On Apr 15, 2017, at 4:44 PM, Andrew Lunn <andrew@...n.ch> wrote:
> Yet i'm debugging an application which expects a timeout even when
> there are 0 packets.
Well, you've already found a bug - it expects a timeout where there are no packets.
To quote the pcap man page (this is the latest version, which calls it the "packet buffer timeout" rather than the "read timeout"):
packet buffer timeout
If, when capturing, packets are delivered as soon as they
arrive, the application capturing the packets will be woken up
for each packet as it arrives, and might have to make one or
more calls to the operating system to fetch each packet.
If, instead, packets are not delivered as soon as they arrive,
but are delivered after a short delay (called a "packet buffer
timeout"), more than one packet can be accumulated before the
packets are delivered, so that a single wakeup would be done for
multiple packets, and each set of calls made to the operating
system would supply multiple packets, rather than a single
packet. This reduces the per-packet CPU overhead if packets are
arriving at a high rate, increasing the number of packets per
second that can be captured.
The packet buffer timeout is required so that an application
won't wait for the operating system's capture buffer to fill up
before packets are delivered; if packets are arriving slowly,
that wait could take an arbitrarily long period of time.

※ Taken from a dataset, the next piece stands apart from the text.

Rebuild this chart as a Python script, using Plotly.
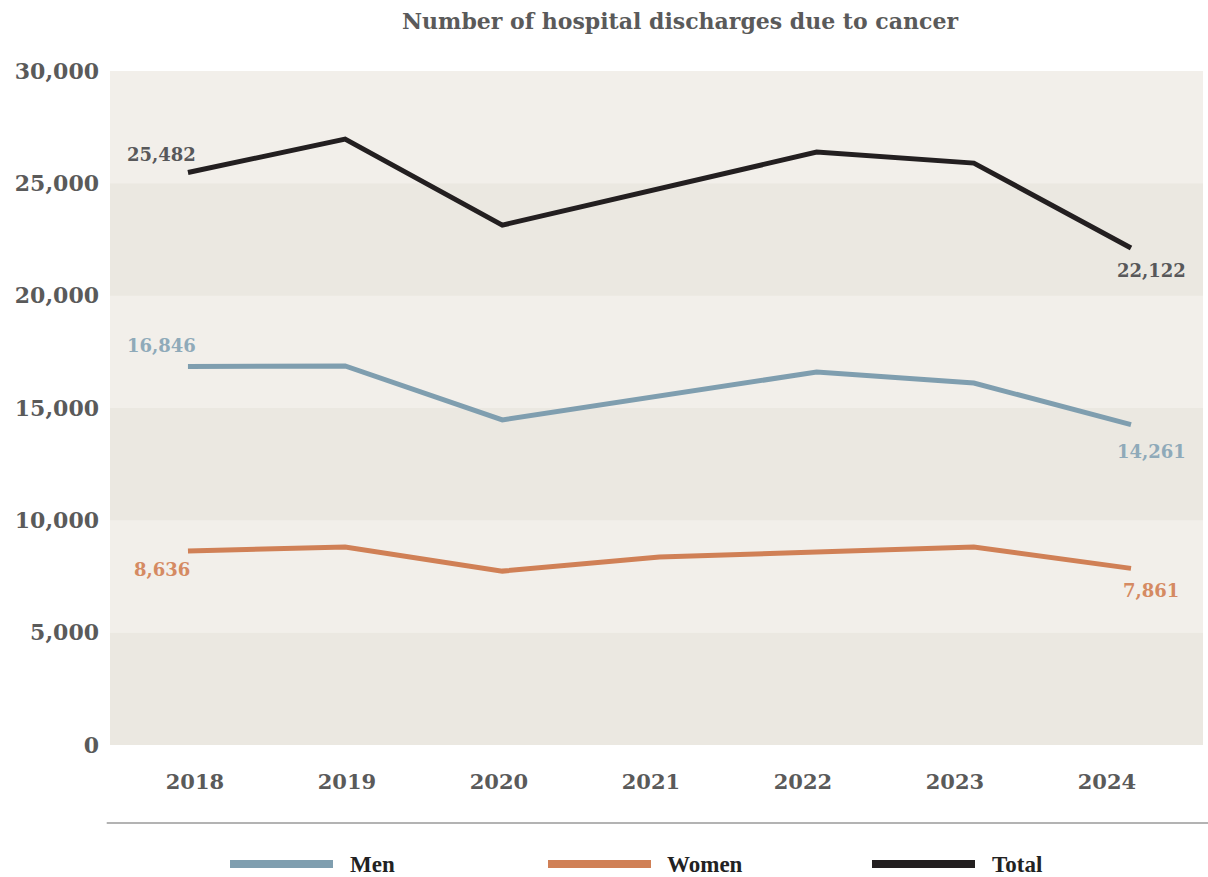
import plotly.graph_objects as go

# --- data -------------------------------------------------------------
years = [2018, 2019, 2020, 2021, 2022, 2023, 2024]
men = [16846, 16870, 14470, 15530, 16600, 16110, 14261]
women = [8636, 8810, 7740, 8370, 8590, 8810, 7861]
total = [25482, 26970, 23140, 24770, 26390, 25900, 22122]

series_names = ["Men", "Women", "Total"]
y_ticks = [0, 5000, 10000, 15000, 20000, 25000, 30000]
y_tick_text = ["0", "5,000", "10,000", "15,000", "20,000", "25,000", "30,000"]

# --- style ------------------------------------------------------------
SERIF = "DejaVu Serif"
LEGEND_FONT = "Liberation Serif"
GREY_TEXT = "#5a5a5a"
colors = {"Men": "#7f9eaf", "Women": "#d08056", "Total": "#231f20"}
label_colors = {"Men": "#8faab9", "Women": "#d58a62", "Total": "#58585a"}
band_light = "#f2efea"
band_dark = "#ebe8e1"

fig = go.Figure()

values = {"Men": men, "Women": women, "Total": total}
for name in series_names:
    fig.add_trace(go.Scatter(
        x=years, y=values[name], mode="lines", name=name,
        line=dict(color=colors[name], width=5),
        showlegend=False, hoverinfo="skip", xaxis="x", yaxis="y",
    ))

# invisible trace carrying the category tick axis
fig.add_trace(go.Scatter(
    x=years, y=[None] * len(years), mode="lines", showlegend=False,
    hoverinfo="skip", xaxis="x2", yaxis="y",
))

# alternating horizontal bands
for i in range(len(y_ticks) - 1):
    fig.add_shape(
        type="rect", xref="paper", yref="y", x0=0, x1=1,
        y0=y_ticks[i], y1=y_ticks[i + 1],
        fillcolor=band_dark if i % 2 == 0 else band_light,
        line=dict(width=0), layer="below",
    )

# first / last value labels: (xshift, yshift) offsets from the point
label_offsets = {
    "Total": ((-26, 18), (20, -23)),
    "Men": ((-26, 21), (20, -27)),
    "Women": ((-26, -19), (20, -22)),
}
for name in series_names:
    vals = values[name]
    for idx, (dx, dy) in zip((0, -1), label_offsets[name]):
        fig.add_annotation(
            x=years[idx], y=vals[idx], xref="x", yref="y",
            text=f"{vals[idx]:,}", showarrow=False,
            xanchor="center", yanchor="middle", xshift=dx, yshift=dy,
            font=dict(family=SERIF, size=18, color=label_colors[name],
                      weight="bold"),
        )

# separator above the legend
fig.add_shape(type="line", xref="paper", yref="paper",
              x0=-0.003, x1=1.01, y0=-0.1157, y1=-0.1157,
              line=dict(color="#9a9a9a", width=1.5))

# legend drawn as swatches + labels
plot_left, plot_width = 110, 1093
legend_items = [(230, 333, 348), (548, 651, 665), (872, 975, 990)]
legend_y = -0.1766
for name, (s0, s1, tx) in zip(series_names, legend_items):
    fig.add_shape(type="line", xref="paper", yref="paper",
                  x0=(s0 - plot_left) / plot_width,
                  x1=(s1 - plot_left) / plot_width,
                  y0=legend_y, y1=legend_y,
                  line=dict(color=colors[name], width=8))
    fig.add_annotation(
        x=(tx - plot_left) / plot_width, y=legend_y,
        xref="paper", yref="paper", text=name, showarrow=False,
        xanchor="left", yanchor="middle",
        font=dict(family=LEGEND_FONT, size=23, color="#222222",
                  weight="bold"),
    )

fig.update_layout(
    width=1208, height=877,
    margin=dict(l=110, r=5, t=71, b=132),
    paper_bgcolor="white", plot_bgcolor=band_light,
    title=dict(
        text="Number of hospital discharges due to cancer",
        x=680 / 1208, xanchor="center", xref="container",
        y=1 - 21 / 877, yanchor="middle", yref="container",
        font=dict(family=SERIF, size=22, color=GREY_TEXT, weight="bold"),
    ),
    xaxis=dict(
        range=[2018 - 0.496, 2024 + 0.458], showticklabels=False,
        showgrid=False, zeroline=False, showline=False, fixedrange=True,
    ),
    xaxis2=dict(
        overlaying="x", anchor="y", side="bottom",
        range=[2018 - 0.559, 2024 + 0.632],
        tickmode="array", tickvals=years, ticktext=[str(y) for y in years],
        showgrid=False, zeroline=False, showline=False, ticks="",
        ticklabelstandoff=22,
        tickfont=dict(family=SERIF, size=21, color=GREY_TEXT, weight="bold"),
    ),
    yaxis=dict(
        range=[0, 30000], tickmode="array", tickvals=y_ticks,
        ticktext=y_tick_text, showgrid=False, zeroline=False,
        showline=False, ticks="", ticklabelstandoff=10,
        tickfont=dict(family=SERIF, size=22, color=GREY_TEXT, weight="bold"),
    ),
)

fig.write_html("out.html")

Not all platforms support a packet buffer timeout; on platforms
that don't, the packet buffer timeout is ignored. A zero value
for the timeout, on platforms that support a packet buffer time-
out, will cause a read to wait forever to allow enough packets
to arrive, with no timeout.
NOTE: the packet buffer timeout cannot be used to cause calls
that read packets to return within a limited period of time,
because, on some platforms, the packet buffer timeout isn't sup-
ported, and, on other platforms, the timer doesn't start until
at least one packet arrives. This means that the packet buffer
timeout should NOT be used, for example, in an interactive
application to allow the packet capture loop to ``poll'' for
user input periodically, as there's no guarantee that a call
reading packets will return after the timeout expires even if no
packets have arrived.
The packet buffer timeout is set with pcap_set_timeout().
Note especially the next-to-last paragraph - which was put in there long before TPACKET_V3, to cover, for example, Solaris.
The purpose of the timeout is to make sure packets don't stay stuck in the kernel buffer for an indefinite period of time (if they're not arriving at a sufficient rate to fill up the buffer in a reasonably-short period of time); it's *not* to make sure the application doesn't remain blocked for an indefinite period of time.